Locate the database settings in the right corner of the screen.#

Customizing the dashboard#

The most notable advantage of using Superset as a visualization tool is that it provides an easy and intuitive way to create your own charts and to customize the dashboard.

Datasets

If you aim to create your own chart, Superset will prompt you to select a dataset to draw data from. The current configuration provides three datasets dff-node-stats, dff-stats, and dff-final-nodes. However, in most cases, you would use dff-stats or dff-node-stats. The former contains all data points, while the latter only includes the logs produced by get_current_label extractor (see the API reference). dff-final-nodes contains the same information as the said datasources, but only aggregates the labels of nodes visited at the end of dialog graph traversal, i.e. nodes that terminate the dialog.

dff-nodes-stats uses the following variables to store the data:

  • The context_id field can be used to distinguish dialog contexts from each other and serves as a user identifier.

  • request_id is the number of the dialog turn at which the data record was emitted. The data points can be aggregated over this field, showing the distribution of a variable over the dialog history.

  • The data_key field contains the name of the extractor function that emitted the given record. Since in most cases you will only need the output of one extractor, you can filter out all the other records using filters.

  • Finally, the data field is a set of JSON-encoded key-value pairs. The keys and values differ depending on the extractor function that emitted the data (you can essentially save arbitrary data under arbitrary keys), which makes filtering the data rows by their data_key all the more important. The JSON format implies that individual values need to be extracted using the Superset SQL functions (see below).

JSON_VALUE(data, '$.key')
JSON_VALUE(data, '$.outer_key.nested_key')

Chart creation

Note

Chart creation is described in detail in the official Superset documentation. We suggest that you consult it in addition to this section: link.

Creating your own chart is as easy as navigating to the Charts section of the Superset app and pressing the Create button.

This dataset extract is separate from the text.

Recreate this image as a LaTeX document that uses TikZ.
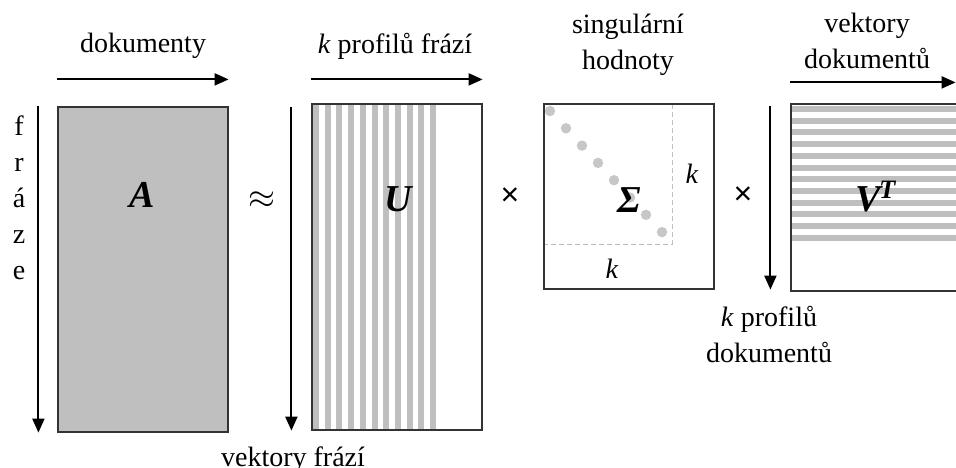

Initially, you will be prompted for the dataset that you want to use as well as for the chart type. The Superset GUI provides comprehensive previews of each chart type making it very easy to find the exact kind that you need.

At the next step, you will be redirected to the chart creation interface. Depending on the kind of chat that you have chosen previously, menus will be available to choose a column for the x-axis and, optionally, a column for the y-axis. As mentioned above, a separate menu for data filters will also be available. If you need to use the data from the data column, you will need to find the custom_sql option when adding the column and put in the extraction expression, as shown in the examples above.

Exporting the chart configuration

The configuration of a Superset dashboard can be easily exported and then reused in other Superset instances. This can be done using the GUI: navigate to the Dashboards section of the Superset application, locate your dashboard (named DFF statistics per default). Then press the export button on the right and save the zip file to any convenient location.

Importing existing configuration files

If you need to restore your dashboard or update the configuration, you can import a configuration archive that has been saved in the manner described below.

Log in to Superset, open the Dashboards tab and press the import button on the right of the screen. You will be prompted for the database password. If the database credentials match, the updated dashboard will appear in the dashboard list.